You may have heard that Toyota Motor Corporation has created a car so futuristic that they called it Mirai, which in Japanese means "the future." Heck, it's so futuristic they just had to feature it in a tribute video on the occasion of Back To The Future Day last October 21.
The Mirai is a hydrogen fuel-cell sedan. Which means it runs on hydrogen, which combines with oxygen to produce electricity. And so, the Mirai really behaves like an electric car when you're operating it. Which we did the other day at the Fuji Speedway. Yes, the Fuji Speedway.
We had two laps each behind the wheel of the right-hand-drive Mirai. If we had been blindfolded entering the car, we would have guessed it was merely a fancier version of the Prius hybrid car. Even the shifter bore a resemblance.
The Mirai felt seamless in our hands. Nothing gave away the fact that it was drawing its power from hydrogen, except perhaps for its exceptionally quiet performance. It did decently well in braking and acceleration exercises. Nothing particularly spectacular to write home about, but we guess that's the genius of the Mirai: It's a high-tech FCV that already feels like a fully functional production car (which it is, as it's already being sold in Japan).
What did intrigue us most was whether the car's water emission was indeed potable. You might recall that somebody had tried drinking the Mirai's liquid exhaust and even posted a video as proof. The guy didn't die, so we guess it was pretty safe. But we still wanted to find out for ourselves.

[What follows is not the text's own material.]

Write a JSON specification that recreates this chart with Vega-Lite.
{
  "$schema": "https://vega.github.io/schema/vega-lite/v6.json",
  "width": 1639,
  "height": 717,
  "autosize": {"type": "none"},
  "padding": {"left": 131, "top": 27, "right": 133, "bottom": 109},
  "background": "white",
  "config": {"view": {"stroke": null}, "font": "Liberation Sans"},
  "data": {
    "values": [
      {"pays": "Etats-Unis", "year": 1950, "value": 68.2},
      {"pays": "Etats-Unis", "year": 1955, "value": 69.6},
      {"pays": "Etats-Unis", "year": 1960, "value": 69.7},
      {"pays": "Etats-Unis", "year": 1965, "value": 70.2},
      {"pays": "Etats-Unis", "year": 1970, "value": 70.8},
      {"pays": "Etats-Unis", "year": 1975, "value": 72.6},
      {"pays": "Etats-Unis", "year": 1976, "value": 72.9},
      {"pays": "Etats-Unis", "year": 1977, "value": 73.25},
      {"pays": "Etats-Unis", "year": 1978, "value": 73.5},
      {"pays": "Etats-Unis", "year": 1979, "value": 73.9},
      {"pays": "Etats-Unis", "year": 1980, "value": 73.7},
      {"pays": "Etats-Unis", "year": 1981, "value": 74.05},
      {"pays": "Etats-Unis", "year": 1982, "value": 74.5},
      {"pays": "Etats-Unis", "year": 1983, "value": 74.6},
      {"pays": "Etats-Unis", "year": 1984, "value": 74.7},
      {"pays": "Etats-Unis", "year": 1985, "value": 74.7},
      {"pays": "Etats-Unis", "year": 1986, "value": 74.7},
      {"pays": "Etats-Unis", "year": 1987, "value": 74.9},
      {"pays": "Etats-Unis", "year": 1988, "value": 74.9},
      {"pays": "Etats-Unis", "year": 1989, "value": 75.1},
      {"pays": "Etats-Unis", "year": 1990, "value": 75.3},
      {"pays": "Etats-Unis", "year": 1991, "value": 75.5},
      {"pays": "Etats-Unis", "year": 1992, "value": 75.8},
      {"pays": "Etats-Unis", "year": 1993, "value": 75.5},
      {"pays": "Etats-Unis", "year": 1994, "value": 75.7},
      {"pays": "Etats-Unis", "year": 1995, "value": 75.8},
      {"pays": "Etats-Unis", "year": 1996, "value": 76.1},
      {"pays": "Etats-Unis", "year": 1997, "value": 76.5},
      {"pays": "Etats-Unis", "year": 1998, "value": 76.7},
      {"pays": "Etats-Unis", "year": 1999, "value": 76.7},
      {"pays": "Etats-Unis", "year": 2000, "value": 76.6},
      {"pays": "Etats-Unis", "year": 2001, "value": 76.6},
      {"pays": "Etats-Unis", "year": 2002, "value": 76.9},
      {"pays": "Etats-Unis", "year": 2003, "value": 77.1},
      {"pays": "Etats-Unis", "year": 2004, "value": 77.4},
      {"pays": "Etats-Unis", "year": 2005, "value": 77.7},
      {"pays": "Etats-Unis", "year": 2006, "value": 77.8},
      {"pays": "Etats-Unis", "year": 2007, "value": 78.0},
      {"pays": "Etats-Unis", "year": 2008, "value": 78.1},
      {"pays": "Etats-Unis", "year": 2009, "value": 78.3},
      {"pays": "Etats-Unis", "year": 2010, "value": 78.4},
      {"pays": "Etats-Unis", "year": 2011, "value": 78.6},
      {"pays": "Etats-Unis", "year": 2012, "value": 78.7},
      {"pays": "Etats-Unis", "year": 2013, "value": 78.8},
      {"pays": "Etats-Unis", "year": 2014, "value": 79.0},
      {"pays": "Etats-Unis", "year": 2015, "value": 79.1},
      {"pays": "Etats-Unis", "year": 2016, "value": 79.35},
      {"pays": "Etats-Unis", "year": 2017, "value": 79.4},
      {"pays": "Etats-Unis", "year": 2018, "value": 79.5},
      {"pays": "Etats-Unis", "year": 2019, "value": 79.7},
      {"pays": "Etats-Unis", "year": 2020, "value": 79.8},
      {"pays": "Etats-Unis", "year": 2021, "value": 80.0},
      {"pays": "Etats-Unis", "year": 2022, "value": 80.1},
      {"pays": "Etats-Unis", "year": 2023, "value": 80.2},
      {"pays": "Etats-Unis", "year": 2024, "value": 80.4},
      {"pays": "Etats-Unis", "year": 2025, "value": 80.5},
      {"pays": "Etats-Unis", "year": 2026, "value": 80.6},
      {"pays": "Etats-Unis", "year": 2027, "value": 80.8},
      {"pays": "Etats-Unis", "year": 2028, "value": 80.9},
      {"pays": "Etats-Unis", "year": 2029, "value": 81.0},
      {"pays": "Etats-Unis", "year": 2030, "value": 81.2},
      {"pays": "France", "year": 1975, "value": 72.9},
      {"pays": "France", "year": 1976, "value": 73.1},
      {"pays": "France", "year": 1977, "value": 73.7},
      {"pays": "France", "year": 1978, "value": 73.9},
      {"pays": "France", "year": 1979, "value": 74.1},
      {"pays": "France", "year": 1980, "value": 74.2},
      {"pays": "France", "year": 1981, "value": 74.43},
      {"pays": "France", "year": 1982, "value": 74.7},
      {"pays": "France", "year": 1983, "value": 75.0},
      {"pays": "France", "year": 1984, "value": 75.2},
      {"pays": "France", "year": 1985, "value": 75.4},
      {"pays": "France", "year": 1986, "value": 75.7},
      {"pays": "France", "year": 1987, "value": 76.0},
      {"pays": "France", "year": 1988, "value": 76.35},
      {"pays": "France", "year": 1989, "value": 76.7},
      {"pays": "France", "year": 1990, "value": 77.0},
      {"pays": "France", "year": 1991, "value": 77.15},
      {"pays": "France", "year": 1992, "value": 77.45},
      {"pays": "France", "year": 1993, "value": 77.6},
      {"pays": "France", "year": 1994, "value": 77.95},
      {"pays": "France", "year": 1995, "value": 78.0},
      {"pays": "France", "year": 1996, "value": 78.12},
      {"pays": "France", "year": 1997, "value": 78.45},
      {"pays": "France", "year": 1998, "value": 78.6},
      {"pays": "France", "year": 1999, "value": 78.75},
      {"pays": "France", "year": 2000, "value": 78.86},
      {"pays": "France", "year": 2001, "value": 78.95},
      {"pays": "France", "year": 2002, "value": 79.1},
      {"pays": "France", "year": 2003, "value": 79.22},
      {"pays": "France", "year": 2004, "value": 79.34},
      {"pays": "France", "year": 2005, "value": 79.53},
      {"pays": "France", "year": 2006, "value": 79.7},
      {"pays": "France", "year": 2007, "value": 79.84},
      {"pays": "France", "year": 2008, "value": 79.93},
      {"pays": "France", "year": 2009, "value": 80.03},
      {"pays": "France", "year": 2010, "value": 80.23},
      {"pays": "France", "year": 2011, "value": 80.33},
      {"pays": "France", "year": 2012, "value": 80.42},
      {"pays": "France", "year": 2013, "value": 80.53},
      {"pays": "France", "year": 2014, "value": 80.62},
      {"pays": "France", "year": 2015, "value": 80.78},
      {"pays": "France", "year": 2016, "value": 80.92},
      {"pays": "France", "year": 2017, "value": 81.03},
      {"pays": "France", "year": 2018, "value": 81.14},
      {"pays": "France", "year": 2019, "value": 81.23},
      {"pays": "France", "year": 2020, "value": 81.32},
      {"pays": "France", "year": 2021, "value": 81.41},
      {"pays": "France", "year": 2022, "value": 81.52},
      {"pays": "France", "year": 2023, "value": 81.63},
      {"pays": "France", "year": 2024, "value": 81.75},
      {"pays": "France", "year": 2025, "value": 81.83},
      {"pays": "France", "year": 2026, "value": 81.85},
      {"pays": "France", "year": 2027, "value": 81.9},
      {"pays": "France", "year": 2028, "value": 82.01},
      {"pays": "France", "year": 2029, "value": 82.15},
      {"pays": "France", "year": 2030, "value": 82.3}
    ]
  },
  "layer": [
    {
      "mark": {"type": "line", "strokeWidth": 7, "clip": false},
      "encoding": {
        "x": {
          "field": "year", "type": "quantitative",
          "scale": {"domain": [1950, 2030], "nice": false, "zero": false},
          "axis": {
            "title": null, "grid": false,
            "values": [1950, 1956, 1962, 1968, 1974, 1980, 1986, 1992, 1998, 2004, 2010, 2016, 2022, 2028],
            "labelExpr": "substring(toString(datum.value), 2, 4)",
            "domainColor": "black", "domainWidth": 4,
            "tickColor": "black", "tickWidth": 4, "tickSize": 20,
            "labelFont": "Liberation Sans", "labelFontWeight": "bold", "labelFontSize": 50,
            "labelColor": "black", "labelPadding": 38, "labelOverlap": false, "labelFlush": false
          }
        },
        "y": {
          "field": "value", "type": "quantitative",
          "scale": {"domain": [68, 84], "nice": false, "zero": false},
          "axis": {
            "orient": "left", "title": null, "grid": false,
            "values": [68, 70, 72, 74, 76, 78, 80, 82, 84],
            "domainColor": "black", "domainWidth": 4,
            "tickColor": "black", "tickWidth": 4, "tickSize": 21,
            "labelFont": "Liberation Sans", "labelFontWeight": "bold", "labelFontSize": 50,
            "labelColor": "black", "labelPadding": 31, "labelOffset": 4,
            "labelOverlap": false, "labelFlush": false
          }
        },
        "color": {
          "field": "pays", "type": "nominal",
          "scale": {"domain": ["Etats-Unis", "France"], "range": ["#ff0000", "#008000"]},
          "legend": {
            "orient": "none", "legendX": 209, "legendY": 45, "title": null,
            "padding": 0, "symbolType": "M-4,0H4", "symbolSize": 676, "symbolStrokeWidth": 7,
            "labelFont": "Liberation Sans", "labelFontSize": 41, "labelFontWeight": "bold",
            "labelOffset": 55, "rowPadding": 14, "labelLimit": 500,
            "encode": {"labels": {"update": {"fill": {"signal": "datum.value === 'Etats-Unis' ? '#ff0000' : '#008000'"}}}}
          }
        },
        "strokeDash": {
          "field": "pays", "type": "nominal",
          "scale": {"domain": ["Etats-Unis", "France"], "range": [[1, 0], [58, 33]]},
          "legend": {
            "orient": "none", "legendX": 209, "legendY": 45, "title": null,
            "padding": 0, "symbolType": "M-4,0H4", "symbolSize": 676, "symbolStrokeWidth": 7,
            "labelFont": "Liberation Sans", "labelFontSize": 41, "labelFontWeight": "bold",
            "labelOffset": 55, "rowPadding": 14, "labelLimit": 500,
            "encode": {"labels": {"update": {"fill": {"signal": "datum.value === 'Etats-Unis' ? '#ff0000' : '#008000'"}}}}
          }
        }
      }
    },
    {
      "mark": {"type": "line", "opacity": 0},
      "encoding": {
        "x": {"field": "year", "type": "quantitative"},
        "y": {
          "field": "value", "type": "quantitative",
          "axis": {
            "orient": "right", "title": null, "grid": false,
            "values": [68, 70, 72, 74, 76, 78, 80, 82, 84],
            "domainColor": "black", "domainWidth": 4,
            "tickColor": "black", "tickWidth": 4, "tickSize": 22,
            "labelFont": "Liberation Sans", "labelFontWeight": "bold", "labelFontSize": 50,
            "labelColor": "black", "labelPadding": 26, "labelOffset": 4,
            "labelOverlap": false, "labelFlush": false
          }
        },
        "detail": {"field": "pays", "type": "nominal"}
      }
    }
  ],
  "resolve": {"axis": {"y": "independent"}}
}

So we asked a colleague to "flush out" the water emission by pressing a button labeled "H2O" located left of the steering wheel (it should be placed on the right in left-hand-drive units). We were looking for a cup to collect a good amount of water, but there wasn't one lying around. And so we just placed a finger directly beneath the exhaust orifice. We were expecting to feel hot liquid to come out of the thing, but the water was surprisingly lukewarm. More like room temperature, if we remember correctly.
Of course, we had to satisfy our curiosity. We did that by tasting the liquid semi-dripping from our index finger. It tasted flat. Like rainwater, we suppose. It would have been more exciting if we had been able to imbibe the liquid in copious quantity. But yeah, we were willing to do it. That was the kind of faith we had in Toyota's engineers.
We've read somewhere, however, that the safeness of this stunt all really depends on the air quality in the area. This is so because the water emission is produced using the oxygen in the environment. So while it is perfectly safe to drink the Mirai's liquid discharge in the Swiss Alps, it isn't wise to do the same on EDSA.